(Records from a data collection)
**********
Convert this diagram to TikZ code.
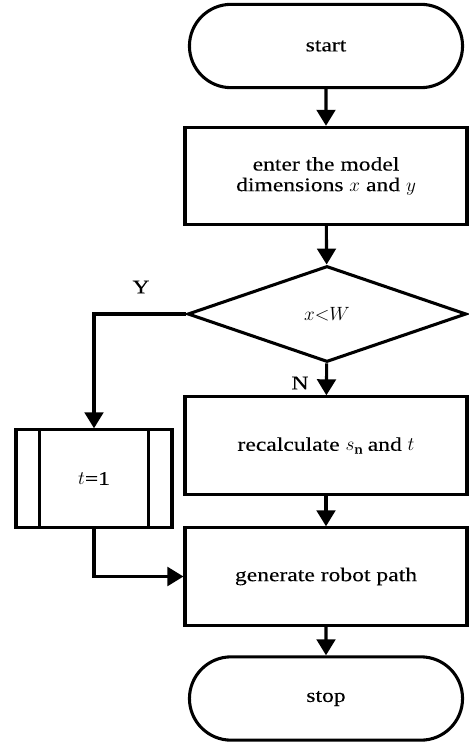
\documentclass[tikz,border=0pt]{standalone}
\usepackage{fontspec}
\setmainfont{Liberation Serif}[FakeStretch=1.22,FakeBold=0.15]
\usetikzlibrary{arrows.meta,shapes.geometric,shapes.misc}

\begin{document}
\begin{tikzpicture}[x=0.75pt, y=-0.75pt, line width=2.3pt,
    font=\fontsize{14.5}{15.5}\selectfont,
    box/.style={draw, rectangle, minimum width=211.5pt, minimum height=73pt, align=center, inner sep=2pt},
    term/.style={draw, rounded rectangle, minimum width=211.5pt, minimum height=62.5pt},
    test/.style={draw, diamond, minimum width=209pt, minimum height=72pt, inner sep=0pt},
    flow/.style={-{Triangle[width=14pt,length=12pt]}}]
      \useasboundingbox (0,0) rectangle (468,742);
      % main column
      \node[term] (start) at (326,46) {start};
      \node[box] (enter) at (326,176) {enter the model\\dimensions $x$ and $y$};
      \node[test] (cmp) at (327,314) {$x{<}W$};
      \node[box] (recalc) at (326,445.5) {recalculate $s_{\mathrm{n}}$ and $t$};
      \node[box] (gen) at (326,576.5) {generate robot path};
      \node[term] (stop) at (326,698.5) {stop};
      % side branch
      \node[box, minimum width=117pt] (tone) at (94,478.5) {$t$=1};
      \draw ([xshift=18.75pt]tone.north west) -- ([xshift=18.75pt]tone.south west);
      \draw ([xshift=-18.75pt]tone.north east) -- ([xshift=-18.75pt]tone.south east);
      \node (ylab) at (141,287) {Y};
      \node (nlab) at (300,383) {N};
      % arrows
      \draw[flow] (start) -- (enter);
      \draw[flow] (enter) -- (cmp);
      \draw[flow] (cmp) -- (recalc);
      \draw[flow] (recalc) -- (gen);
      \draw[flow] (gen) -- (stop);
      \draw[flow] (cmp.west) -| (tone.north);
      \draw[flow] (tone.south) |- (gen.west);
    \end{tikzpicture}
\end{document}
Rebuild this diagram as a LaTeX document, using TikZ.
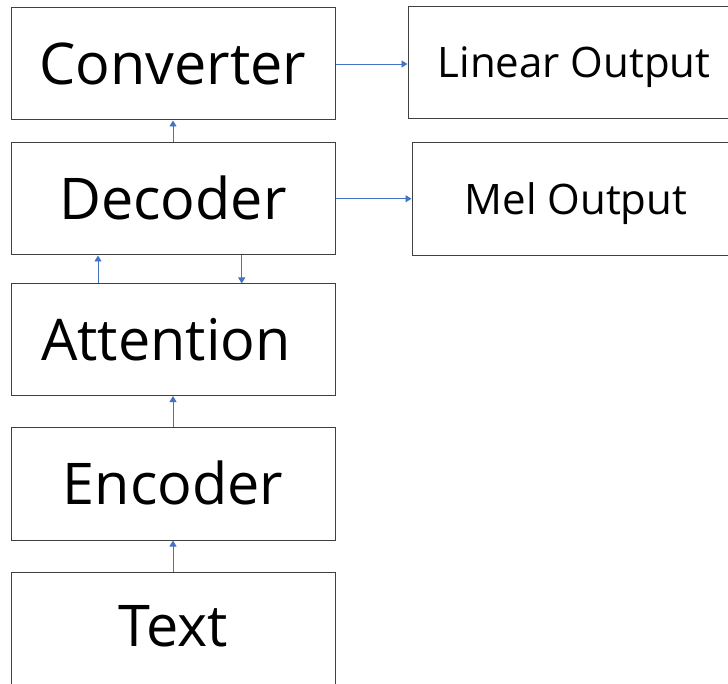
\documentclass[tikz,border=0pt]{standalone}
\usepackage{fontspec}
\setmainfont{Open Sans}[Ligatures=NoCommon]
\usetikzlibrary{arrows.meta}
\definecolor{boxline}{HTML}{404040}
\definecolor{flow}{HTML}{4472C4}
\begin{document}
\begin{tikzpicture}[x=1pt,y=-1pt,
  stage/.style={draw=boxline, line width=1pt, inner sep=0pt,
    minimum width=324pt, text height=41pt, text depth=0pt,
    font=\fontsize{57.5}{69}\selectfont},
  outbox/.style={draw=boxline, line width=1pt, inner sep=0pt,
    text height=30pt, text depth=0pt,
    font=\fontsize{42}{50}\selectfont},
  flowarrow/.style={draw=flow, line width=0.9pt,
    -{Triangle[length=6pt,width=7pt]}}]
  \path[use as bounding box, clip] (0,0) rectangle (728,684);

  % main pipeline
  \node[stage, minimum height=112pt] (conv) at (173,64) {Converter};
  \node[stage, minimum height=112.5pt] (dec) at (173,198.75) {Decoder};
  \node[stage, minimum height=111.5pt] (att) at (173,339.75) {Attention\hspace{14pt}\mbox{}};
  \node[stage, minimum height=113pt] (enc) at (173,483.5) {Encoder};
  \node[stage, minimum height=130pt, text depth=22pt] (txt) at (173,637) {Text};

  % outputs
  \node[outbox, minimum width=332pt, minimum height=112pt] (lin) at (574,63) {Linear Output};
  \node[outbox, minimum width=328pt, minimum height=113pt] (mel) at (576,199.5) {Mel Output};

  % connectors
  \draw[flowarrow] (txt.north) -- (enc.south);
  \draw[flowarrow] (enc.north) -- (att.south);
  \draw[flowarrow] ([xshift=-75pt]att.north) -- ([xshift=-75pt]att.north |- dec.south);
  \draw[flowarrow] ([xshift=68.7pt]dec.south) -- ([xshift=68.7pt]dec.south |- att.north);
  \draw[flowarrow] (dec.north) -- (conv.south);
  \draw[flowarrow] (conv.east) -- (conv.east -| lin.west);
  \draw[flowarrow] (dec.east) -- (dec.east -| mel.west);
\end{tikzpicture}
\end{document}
**********
> [Problem to solve]
Reproduce every line exactly and omit all pictures.

> [Result for this task]
Convert this diagram to TikZ code.
\documentclass[tikz,border=0pt]{standalone}
\usepackage{fontspec}
\setmainfont{Liberation Serif}[FakeStretch=1.22,FakeBold=0.15]
\usetikzlibrary{arrows.meta,shapes.geometric,shapes.misc}

\begin{document}
\begin{tikzpicture}[x=0.75pt, y=-0.75pt, line width=2.3pt,
    font=\fontsize{14.5}{15.5}\selectfont,
    box/.style={draw, rectangle, minimum width=211.5pt, minimum height=73pt, align=center, inner sep=2pt},
    term/.style={draw, rounded rectangle, minimum width=211.5pt, minimum height=62.5pt},
    test/.style={draw, diamond, minimum width=209pt, minimum height=72pt, inner sep=0pt},
    flow/.style={-{Triangle[width=14pt,length=12pt]}}]
      \useasboundingbox (0,0) rectangle (468,742);
      % main column
      \node[term] (start) at (326,46) {start};
      \node[box] (enter) at (326,176) {enter the model\\dimensions $x$ and $y$};
      \node[test] (cmp) at (327,314) {$x{<}W$};
      \node[box] (recalc) at (326,445.5) {recalculate $s_{\mathrm{n}}$ and $t$};
      \node[box] (gen) at (326,576.5) {generate robot path};
      \node[term] (stop) at (326,698.5) {stop};
      % side branch
      \node[box, minimum width=117pt] (tone) at (94,478.5) {$t$=1};
      \draw ([xshift=18.75pt]tone.north west) -- ([xshift=18.75pt]tone.south west);
      \draw ([xshift=-18.75pt]tone.north east) -- ([xshift=-18.75pt]tone.south east);
      \node (ylab) at (141,287) {Y};
      \node (nlab) at (300,383) {N};
      % arrows
      \draw[flow] (start) -- (enter);
      \draw[flow] (enter) -- (cmp);
      \draw[flow] (cmp) -- (recalc);
      \draw[flow] (recalc) -- (gen);
      \draw[flow] (gen) -- (stop);
      \draw[flow] (cmp.west) -| (tone.north);
      \draw[flow] (tone.south) |- (gen.west);
    \end{tikzpicture}
\end{document}
Rebuild this diagram as a LaTeX document, using TikZ.
\documentclass[tikz,border=0pt]{standalone}
\usepackage{fontspec}
\setmainfont{Open Sans}[Ligatures=NoCommon]
\usetikzlibrary{arrows.meta}
\definecolor{boxline}{HTML}{404040}
\definecolor{flow}{HTML}{4472C4}
\begin{document}
\begin{tikzpicture}[x=1pt,y=-1pt,
  stage/.style={draw=boxline, line width=1pt, inner sep=0pt,
    minimum width=324pt, text height=41pt, text depth=0pt,
    font=\fontsize{57.5}{69}\selectfont},
  outbox/.style={draw=boxline, line width=1pt, inner sep=0pt,
    text height=30pt, text depth=0pt,
    font=\fontsize{42}{50}\selectfont},
  flowarrow/.style={draw=flow, line width=0.9pt,
    -{Triangle[length=6pt,width=7pt]}}]
  \path[use as bounding box, clip] (0,0) rectangle (728,684);

  % main pipeline
  \node[stage, minimum height=112pt] (conv) at (173,64) {Converter};
  \node[stage, minimum height=112.5pt] (dec) at (173,198.75) {Decoder};
  \node[stage, minimum height=111.5pt] (att) at (173,339.75) {Attention\hspace{14pt}\mbox{}};
  \node[stage, minimum height=113pt] (enc) at (173,483.5) {Encoder};
  \node[stage, minimum height=130pt, text depth=22pt] (txt) at (173,637) {Text};

  % outputs
  \node[outbox, minimum width=332pt, minimum height=112pt] (lin) at (574,63) {Linear Output};
  \node[outbox, minimum width=328pt, minimum height=113pt] (mel) at (576,199.5) {Mel Output};

  % connectors
  \draw[flowarrow] (txt.north) -- (enc.south);
  \draw[flowarrow] (enc.north) -- (att.south);
  \draw[flowarrow] ([xshift=-75pt]att.north) -- ([xshift=-75pt]att.north |- dec.south);
  \draw[flowarrow] ([xshift=68.7pt]dec.south) -- ([xshift=68.7pt]dec.south |- att.north);
  \draw[flowarrow] (dec.north) -- (conv.south);
  \draw[flowarrow] (conv.east) -- (conv.east -| lin.west);
  \draw[flowarrow] (dec.east) -- (dec.east -| mel.west);
\end{tikzpicture}
\end{document}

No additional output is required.